Introduction to Data Science
Data Science is an interdisciplinary field that uses scientific methods, processes, algorithms, and systems to extract knowledge and insights from structured and unstructured data. It's a blend of statistics, computer science, and domain expertise.
What is Data Science?
At its core, data science aims to transform raw data into actionable insights.
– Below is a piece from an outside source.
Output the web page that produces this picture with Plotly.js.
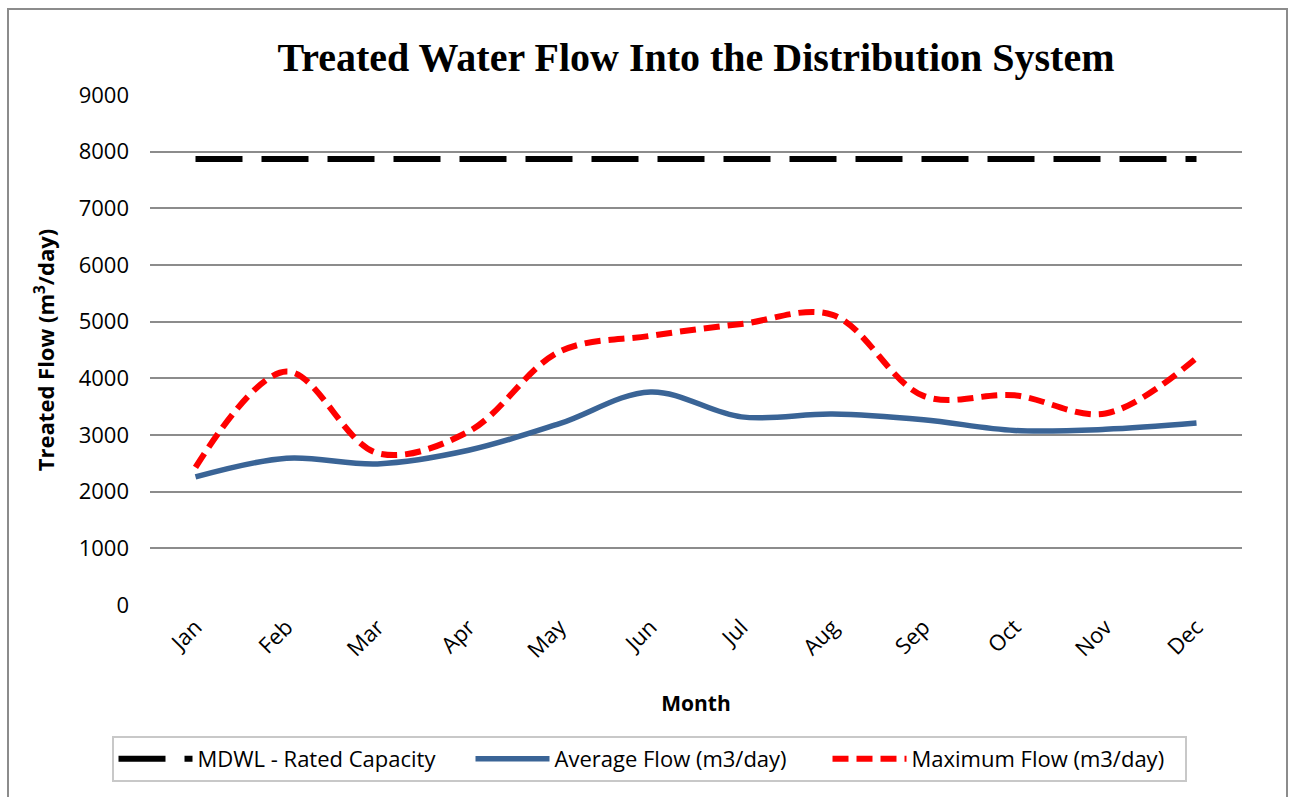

This involves several key stages:
- Data Collection: Gathering data from various sources (databases, APIs, logs, sensors).
- Data Cleaning & Preprocessing: Handling missing values, outliers, and transforming data into a usable format.
- Exploratory Data Analysis (EDA): Visualizing and summarizing data to understand patterns and relationships.
- Feature Engineering: Creating new features from existing data to improve model performance.
- Model Building: Applying statistical models or machine learning algorithms to predict outcomes or classify data.
- Model Evaluation: Assessing the performance of the model using various metrics.
- Deployment & Communication: Implementing the model and communicating findings to stakeholders.
Why is Data Science Important?
In today's data-driven world, organizations leverage data science to:
- Make better business decisions.
- Understand customer behavior.
- Optimize operations and processes.
- Develop new products and services.
- Identify trends and predict future outcomes.
Key Skills for Data Scientists
A successful data scientist typically possesses a combination of skills:
- Programming: Python (with libraries like Pandas, NumPy, Scikit-learn), R.
- Statistics & Mathematics: Probability, linear algebra, calculus.
- Machine Learning: Understanding various algorithms and their applications.
- Data Visualization: Tools like Matplotlib, Seaborn, Tableau.
- Databases: SQL for data retrieval.
- Domain Knowledge: Understanding the specific industry or problem area.
- Communication Skills: Explaining complex findings clearly.
The Data Science Process
The iterative nature of data science is crucial. The CRISP-DM (Cross-Industry Standard Process for Data Mining) is a widely adopted framework:
- Business Understanding
- Data Understanding
- Data Preparation
- Modeling
- Evaluation
- Deployment
Data science is a rapidly evolving field, offering exciting opportunities to solve complex problems and drive innovation.